| Item 2.03 |
Creation of a Direct Financial Obligation or an Obligation under an Off-Balance Sheet Arrangement. |
The information set forth in Item 8.01 of this Current Report on Form 8-K is incorporated into this Item 2.03 by reference.
| Item 3.02 |
Unregistered Sales of Equity Securities. |
In connection with the Exchange Offer (as defined below), on October 30, 2025, in reliance upon the exemption from the registration requirements of the Securities Act of 1933, as amended (the “Securities Act”) provided by Section 4(a)(2) thereof and Rule 506 of Regulation D promulgated thereunder, Beyond Meat, Inc. (the “Company”) issued 776,610 shares of its common stock and $459,000 in aggregate principal amount of New Convertible Notes (as defined below) to eligible holders of the Existing Convertible Notes (as defined below) accepted for exchange in the Exchange Offer.
The information set forth in the Item 8.01 of this Current Report on Form 8-K is incorporated into this Item 3.02 by reference.
| Item 7.01 |
Regulation FD Disclosure. |
On October 29, 2025, the Company issued a press release announcing the final tender results and final settlement of the Exchange Offer.
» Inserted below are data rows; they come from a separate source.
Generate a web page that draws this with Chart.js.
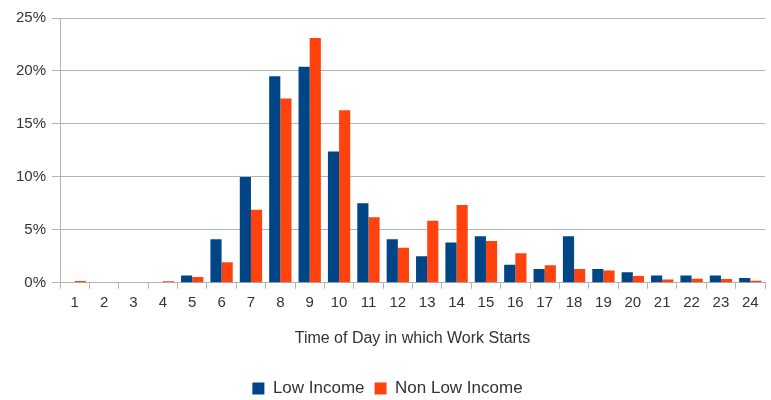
<!DOCTYPE html>
<html>
<head>
<meta charset="utf-8">
<script src="https://cdn.jsdelivr.net/npm/chart.js@4/dist/chart.umd.min.js"></script>
<style>
  html, body { margin: 0; padding: 0; background: #fff; }
  #wrap { position: relative; width: 771px; height: 400px; }
</style>
</head>
<body>
<div id="wrap"><canvas id="chart"></canvas></div>
<script>
// Share of trips by start hour (percent)
const hours = ['1','2','3','4','5','6','7','8','9','10','11','12','13','14','15','16','17','18','19','20','21','22','23','24'];
const lowIncome = [0, 0, 0, 0, 0.7, 4.1, 10.0, 19.5, 20.4, 12.4, 7.5, 4.1, 2.5, 3.8, 4.4, 1.7, 1.3, 4.4, 1.3, 1.0, 0.7, 0.7, 0.7, 0.45];
const nonLowIncome = [0.16, 0.05, 0, 0.15, 0.55, 1.95, 6.9, 17.4, 23.1, 16.3, 6.2, 3.3, 5.85, 7.35, 3.95, 2.8, 1.65, 1.3, 1.15, 0.65, 0.3, 0.38, 0.35, 0.2];
const yTicks = [0, 5, 10, 15, 20, 25];

const BLUE = '#004586';
const ORANGE = '#ff420e';
const GRID = '#b3b3b3';
const TEXT = '#333333';
const FONT = "'Liberation Sans', Arial, sans-serif";

new Chart(document.getElementById('chart').getContext('2d'), {
  type: 'bar',
  data: {
    labels: hours,
    datasets: [
      { label: 'Low Income', data: lowIncome, backgroundColor: BLUE, borderWidth: 0 },
      { label: 'Non Low Income', data: nonLowIncome, backgroundColor: ORANGE, borderWidth: 0 },
    ],
  },
  options: {
    responsive: true, maintainAspectRatio: false, animation: false,
    layout: { padding: { left: 10, right: 6, top: 18, bottom: -7 } },
    datasets: { bar: { categoryPercentage: 0.76, barPercentage: 1.0 } },
    plugins: {
      legend: {
        position: 'bottom',
        labels: { color: TEXT, font: { family: FONT, size: 17 }, boxWidth: 12, boxHeight: 12, padding: 10 },
      },
      tooltip: { enabled: false },
    },
    scales: {
      x: {
        grid: { display: true, drawOnChartArea: false, drawTicks: true, tickLength: 6, color: GRID, lineWidth: 1 },
        border: { color: GRID },
        ticks: { color: TEXT, font: { family: FONT, size: 15 }, padding: 5, maxRotation: 0, autoSkip: false },
        title: { display: true, text: 'Time of Day in which Work Starts', color: TEXT, font: { family: FONT, size: 16 }, padding: { top: 12, bottom: 22 } },
      },
      y: {
        min: 0, max: 25,
        afterBuildTicks: (axis) => { axis.ticks = yTicks.map(v => ({ value: v })); },
        grid: { color: GRID, lineWidth: 1, drawTicks: true, tickLength: 8 },
        border: { color: GRID },
        ticks: { color: TEXT, font: { family: FONT, size: 15 }, padding: 6, callback: (v) => v + '%' },
      },
    },
  },
});
</script>
</body>
</html>
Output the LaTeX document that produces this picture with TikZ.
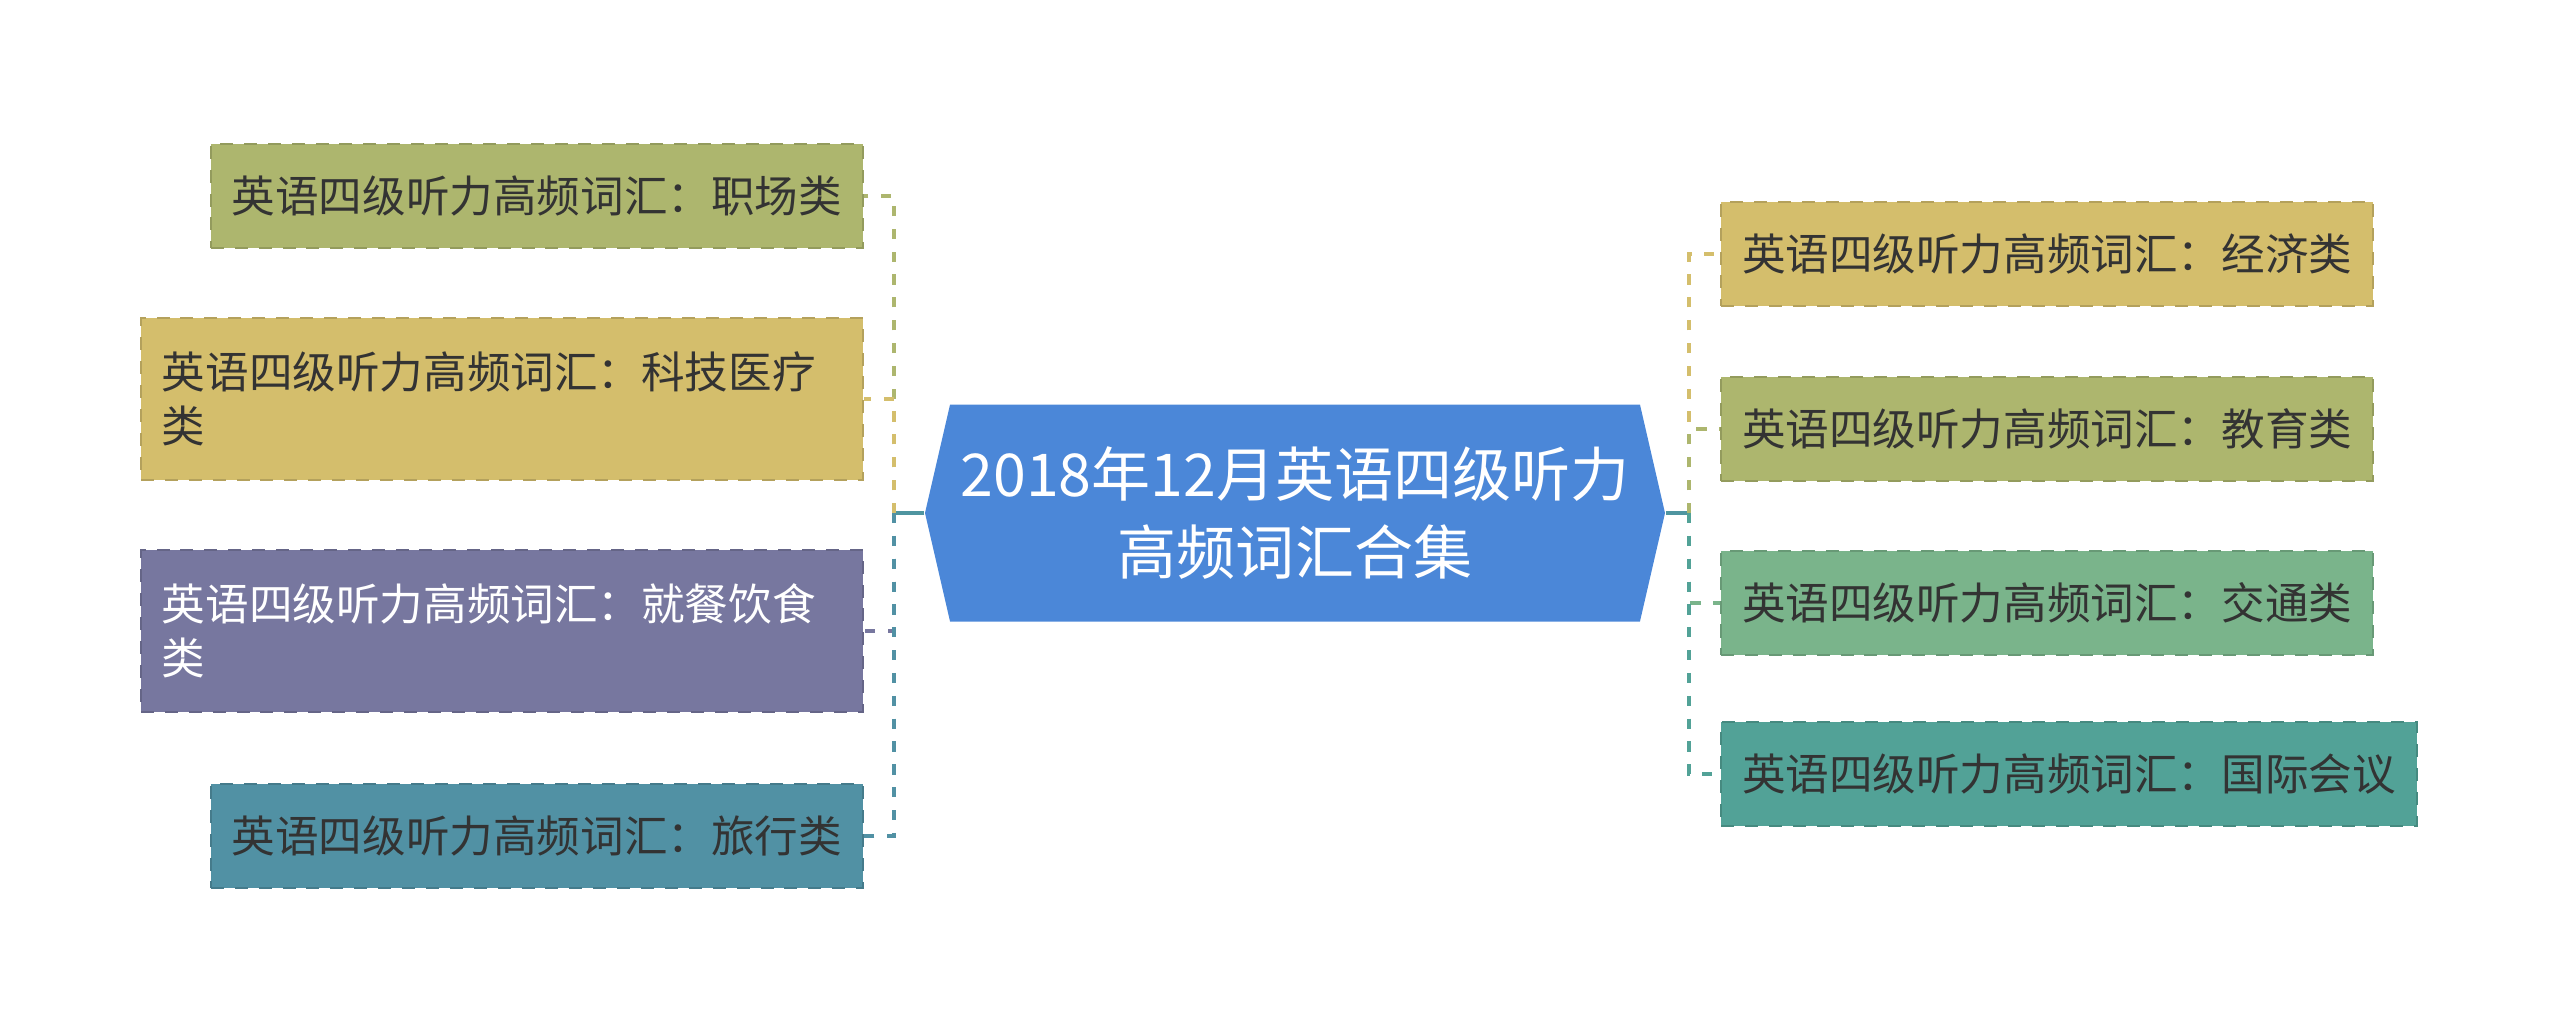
\documentclass[tikz,border=0pt]{standalone}
\usepackage{fontspec}
\setmainfont{Noto Sans CJK SC}
\usetikzlibrary{shapes.symbols}
\definecolor{cOlive}{HTML}{ADB66E}
\definecolor{cSand}{HTML}{D4BE6C}
\definecolor{cPlum}{HTML}{77779F}
\definecolor{cSea}{HTML}{5191A4}
\definecolor{cMint}{HTML}{7AB48B}
\definecolor{cJade}{HTML}{52A297}
\definecolor{cRoot}{HTML}{4B87D8}
\definecolor{cStem}{HTML}{4F95A0}
\definecolor{cInk}{HTML}{333333}
\newcommand\boxfont{\fontsize{12.4pt}{15.4pt}\selectfont}
\newcommand\rootfont{\fontsize{16.8pt}{22.4pt}\selectfont}
\tikzset{box/.style={rectangle, draw=#1!85!black, dash pattern=on 3.7pt off 3.1pt,
           line width=0.6pt, fill=#1, minimum height=1.04cm, inner xsep=0.21cm,
           text=cInk, font=\boxfont},
         wide/.style={text width=6.8cm, align=left, minimum height=1.62cm},
         branch/.style={draw=#1, dash pattern=on 2.9pt off 3.6pt, line width=1.1pt}}

\begin{document}
\begin{tikzpicture}
  \useasboundingbox (0,0) rectangle (25.6,-10.27);

  \node[signal, signal to=west and east, signal pointer angle=154,
        fill=cRoot, text=white, font=\rootfont, align=center,
        minimum width=7.4cm, minimum height=2.17cm, inner xsep=0.05cm]
    (root) at (12.95,-5.13) {2018年12月英语四级听力\\高频词汇合集};

  % left side
  \node[box=cOlive, anchor=east] (job) at (8.64,-1.96) {英语四级听力高频词汇：职场类};
  \node[box=cSand, wide, anchor=east] (tech) at (8.64,-3.99) {英语四级听力高频词汇：科技医疗\\类};
  \node[box=cPlum, wide, anchor=east, text=white] (food) at (8.64,-6.31) {英语四级听力高频词汇：就餐饮食\\类};
  \node[box=cSea, anchor=east] (trip) at (8.64,-8.36) {英语四级听力高频词汇：旅行类};

  % right side
  \node[box=cSand, anchor=west] (econ) at (17.20,-2.54) {英语四级听力高频词汇：经济类};
  \node[box=cOlive, anchor=west] (edu) at (17.20,-4.29) {英语四级听力高频词汇：教育类};
  \node[box=cMint, anchor=west] (road) at (17.20,-6.03) {英语四级听力高频词汇：交通类};
  \node[box=cJade, anchor=west] (meet) at (17.20,-7.74) {英语四级听力高频词汇：国际会议};

  \coordinate (lj) at (8.94,-5.13);
  \coordinate (rj) at (16.89,-5.13);
  \draw[cStem, line width=1.1pt] (root.west) -- (lj) (root.east) -- (rj);

  \foreach \n/\c in {job/cOlive,tech/cSand,food/cPlum,trip/cSea}
    \draw[branch=\c] (lj) |- (\n.east);
  \foreach \n/\c in {econ/cSand,edu/cOlive,road/cMint,meet/cJade}
    \draw[branch=\c] (rj) |- (\n.west);
\end{tikzpicture}
\end{document}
The full text of the press release is furnished herewith as Exhibit 99.1 and incorporated herein by reference.
In accordance with General Instruction B.2 of Form 8-K, the information contained or incorporated by reference in this Item 7.01, including the press release furnished herewith as Exhibit 99.1, shall not be deemed “filed” for the purposes of Section 18 of the Securities Exchange Act of 1934, as amended (the “Exchange Act”), or otherwise subject to the liabilities of that section, nor shall it be deemed to be incorporated by reference into any filing under the Securities Act, or the Exchange Act, regardless of any general incorporation language in such filing, except as shall be expressly set forth by specific reference in such a filing.
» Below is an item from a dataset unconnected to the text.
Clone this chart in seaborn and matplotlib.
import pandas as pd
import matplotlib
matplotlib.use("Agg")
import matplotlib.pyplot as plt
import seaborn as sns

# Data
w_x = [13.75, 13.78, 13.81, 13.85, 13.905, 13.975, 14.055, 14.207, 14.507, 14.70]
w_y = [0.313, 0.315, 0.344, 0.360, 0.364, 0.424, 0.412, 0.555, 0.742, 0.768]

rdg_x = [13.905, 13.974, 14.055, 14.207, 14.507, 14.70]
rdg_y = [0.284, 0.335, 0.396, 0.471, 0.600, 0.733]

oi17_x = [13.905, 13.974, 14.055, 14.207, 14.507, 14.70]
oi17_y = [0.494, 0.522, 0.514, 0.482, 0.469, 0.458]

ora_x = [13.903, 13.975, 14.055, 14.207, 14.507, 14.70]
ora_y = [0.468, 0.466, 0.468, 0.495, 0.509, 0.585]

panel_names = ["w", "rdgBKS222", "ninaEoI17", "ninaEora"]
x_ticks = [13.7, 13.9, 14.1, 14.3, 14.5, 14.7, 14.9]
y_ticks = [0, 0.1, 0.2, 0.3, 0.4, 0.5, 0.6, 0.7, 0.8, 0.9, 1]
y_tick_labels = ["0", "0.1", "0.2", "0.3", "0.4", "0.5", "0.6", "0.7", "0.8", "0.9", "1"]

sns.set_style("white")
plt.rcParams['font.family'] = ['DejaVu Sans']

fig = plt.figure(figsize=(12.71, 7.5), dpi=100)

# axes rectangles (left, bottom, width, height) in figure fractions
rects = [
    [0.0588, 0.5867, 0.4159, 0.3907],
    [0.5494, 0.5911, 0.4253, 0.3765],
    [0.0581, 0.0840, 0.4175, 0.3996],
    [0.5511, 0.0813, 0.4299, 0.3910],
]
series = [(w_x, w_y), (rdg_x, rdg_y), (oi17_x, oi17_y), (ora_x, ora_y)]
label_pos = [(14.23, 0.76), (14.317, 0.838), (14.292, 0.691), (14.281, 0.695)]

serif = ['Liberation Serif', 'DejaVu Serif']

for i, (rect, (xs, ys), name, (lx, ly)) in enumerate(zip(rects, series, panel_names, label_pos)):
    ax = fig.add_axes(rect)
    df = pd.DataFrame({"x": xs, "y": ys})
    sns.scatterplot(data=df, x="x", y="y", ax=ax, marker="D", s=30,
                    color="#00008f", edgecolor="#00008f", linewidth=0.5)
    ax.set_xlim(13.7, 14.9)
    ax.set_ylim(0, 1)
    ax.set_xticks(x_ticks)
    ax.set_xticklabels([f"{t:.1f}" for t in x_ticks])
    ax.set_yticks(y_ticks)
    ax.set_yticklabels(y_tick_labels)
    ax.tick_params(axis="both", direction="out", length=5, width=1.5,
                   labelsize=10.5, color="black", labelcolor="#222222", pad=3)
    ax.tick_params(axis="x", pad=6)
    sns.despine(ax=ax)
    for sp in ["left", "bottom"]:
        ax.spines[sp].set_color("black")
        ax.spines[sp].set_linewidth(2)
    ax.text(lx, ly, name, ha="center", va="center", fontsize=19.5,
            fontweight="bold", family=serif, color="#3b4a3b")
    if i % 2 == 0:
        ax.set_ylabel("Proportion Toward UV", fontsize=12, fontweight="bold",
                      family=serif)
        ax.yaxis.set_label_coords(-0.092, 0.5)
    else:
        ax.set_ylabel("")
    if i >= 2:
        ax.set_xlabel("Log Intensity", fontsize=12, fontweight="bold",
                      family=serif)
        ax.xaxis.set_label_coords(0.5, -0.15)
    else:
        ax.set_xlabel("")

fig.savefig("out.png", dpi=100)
As previously announced, on October 15, 2025, the Company completed the early settlement of the exchange of $1,114,603,000 in aggregate principal amount (the “Early Tendered Notes”) of its 0% Convertible Senior Notes due 2027 (the “Existing Convertible Notes”) that were validly tendered on or before the early tender deadline of 5:00 p.m., New York City time, on October 10, 2025 (the “Early Tender Date”) in the Company’s previously announced exchange offer (the “Exchange Offer”) to exchange any and all of the Existing Convertible Notes for a pro rata portion of up to $202.5 million in aggregate principal amount of newly issued 7.00% Convertible Senior Secured Second Lien PIK Toggle Notes due 2030 (the “New Convertible Notes”) and up to 326,190,370 shares of the Company’s common stock (the “New Shares”).
This Current Report on Form 8-K reflects tenders and related exchange consideration settled in connection with the Exchange Offer on the Final Settlement Date, including one tender that was partially reflected in the information agent’s records at the time of the announcement of final results on October 29, 2025. In addition to the Early Tendered Notes, an additional $5,938,000 in aggregate principal amount of Existing Convertible Notes was validly tendered in the Exchange Offer and not validly withdrawn following the Early Tender Date in connection with the Exchange Offer (the “Additional Tendered Notes”). On October 30, 2025 (the “Final Settlement Date”), in connection with the final settlement of the Exchange Offer, the Additional Tendered Notes were validly tendered, accepted for exchange by the Company and subsequently cancelled. In connection with the final settlement of the Exchange Offer, on the Final Settlement Date, the Company issued (i) $1,004,000 in aggregate principal amount of New Convertible Notes and (ii) 1,684,270 New Shares, in exchange for the validly tendered and accepted Additional Tendered Notes.
Following the Final Settlement Date, a total of (i) $209,721,000 in aggregate principal amount of New Convertible Notes (inclusive of $12.5 million in aggregate principal amount of New Convertible Notes as payment to certain holders of Existing Convertible Notes that had entered into a transaction support agreement with the Company relating to the Exchange Offer) and (ii) 317,834,446 New Shares have been issued by the Company in connection with the Exchange Offer. The Additional Tendered Notes and the Early Tendered Notes together represent 97.44% of the aggregate outstanding principal amount of Existing Convertible Notes. Following such Final Settlement Date and the cancellation of the Additional Tendered Notes, $29,459,000 in aggregate principal amount of the Existing Convertible Notes remain outstanding.